Search the listing below for "this". Copy each matching line.

━━━━━ RECORD EXCERPTS

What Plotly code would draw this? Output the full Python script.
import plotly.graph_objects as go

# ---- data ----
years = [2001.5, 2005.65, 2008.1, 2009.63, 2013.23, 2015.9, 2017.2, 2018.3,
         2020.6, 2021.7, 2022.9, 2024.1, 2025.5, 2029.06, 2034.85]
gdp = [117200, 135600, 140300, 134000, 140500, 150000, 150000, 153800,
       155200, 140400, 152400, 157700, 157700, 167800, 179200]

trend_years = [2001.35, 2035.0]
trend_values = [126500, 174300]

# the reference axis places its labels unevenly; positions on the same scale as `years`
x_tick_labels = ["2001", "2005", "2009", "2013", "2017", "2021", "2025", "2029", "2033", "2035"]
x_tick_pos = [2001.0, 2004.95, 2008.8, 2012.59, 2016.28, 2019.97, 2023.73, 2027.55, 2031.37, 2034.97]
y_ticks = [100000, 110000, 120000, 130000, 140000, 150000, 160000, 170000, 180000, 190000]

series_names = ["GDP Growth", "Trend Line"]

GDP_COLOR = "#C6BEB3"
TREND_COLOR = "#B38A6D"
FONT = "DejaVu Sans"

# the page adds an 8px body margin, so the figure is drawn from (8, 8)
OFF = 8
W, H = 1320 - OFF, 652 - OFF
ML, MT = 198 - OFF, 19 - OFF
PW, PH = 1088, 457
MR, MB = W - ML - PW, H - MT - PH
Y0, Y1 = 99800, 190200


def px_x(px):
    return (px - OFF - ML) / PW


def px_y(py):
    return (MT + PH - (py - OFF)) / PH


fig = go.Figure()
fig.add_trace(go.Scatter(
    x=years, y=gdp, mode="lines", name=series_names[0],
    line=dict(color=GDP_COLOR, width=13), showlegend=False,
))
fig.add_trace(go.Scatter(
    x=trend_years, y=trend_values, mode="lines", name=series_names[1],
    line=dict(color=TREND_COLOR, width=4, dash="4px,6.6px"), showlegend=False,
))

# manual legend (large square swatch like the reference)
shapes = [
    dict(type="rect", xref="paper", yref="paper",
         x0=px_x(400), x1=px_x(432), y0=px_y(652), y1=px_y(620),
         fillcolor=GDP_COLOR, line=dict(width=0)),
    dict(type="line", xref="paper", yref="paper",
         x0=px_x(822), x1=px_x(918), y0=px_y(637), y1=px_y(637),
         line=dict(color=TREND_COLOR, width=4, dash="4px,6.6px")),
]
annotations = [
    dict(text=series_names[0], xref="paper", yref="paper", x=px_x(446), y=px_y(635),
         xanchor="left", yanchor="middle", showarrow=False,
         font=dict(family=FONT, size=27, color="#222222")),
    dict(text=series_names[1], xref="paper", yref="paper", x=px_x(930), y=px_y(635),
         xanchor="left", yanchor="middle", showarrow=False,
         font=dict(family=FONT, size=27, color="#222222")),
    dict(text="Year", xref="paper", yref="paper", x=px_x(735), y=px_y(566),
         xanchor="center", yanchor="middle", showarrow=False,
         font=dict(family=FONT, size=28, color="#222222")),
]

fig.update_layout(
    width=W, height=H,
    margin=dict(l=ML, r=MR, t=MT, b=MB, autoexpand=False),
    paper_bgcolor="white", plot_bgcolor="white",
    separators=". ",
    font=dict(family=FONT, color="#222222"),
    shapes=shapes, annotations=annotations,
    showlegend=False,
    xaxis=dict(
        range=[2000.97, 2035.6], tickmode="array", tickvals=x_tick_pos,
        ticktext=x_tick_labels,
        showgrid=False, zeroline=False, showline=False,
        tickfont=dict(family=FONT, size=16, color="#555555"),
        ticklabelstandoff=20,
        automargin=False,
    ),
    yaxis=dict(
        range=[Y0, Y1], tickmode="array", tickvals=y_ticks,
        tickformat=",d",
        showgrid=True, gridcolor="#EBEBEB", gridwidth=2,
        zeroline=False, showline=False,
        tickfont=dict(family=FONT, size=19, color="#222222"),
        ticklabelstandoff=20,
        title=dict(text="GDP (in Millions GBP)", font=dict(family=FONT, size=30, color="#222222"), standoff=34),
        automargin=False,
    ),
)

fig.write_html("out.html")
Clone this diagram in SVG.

━━━━━━━━━━

ANSWER IN FULL:
What Plotly code would draw this? Output the full Python script.
Clone this diagram in SVG.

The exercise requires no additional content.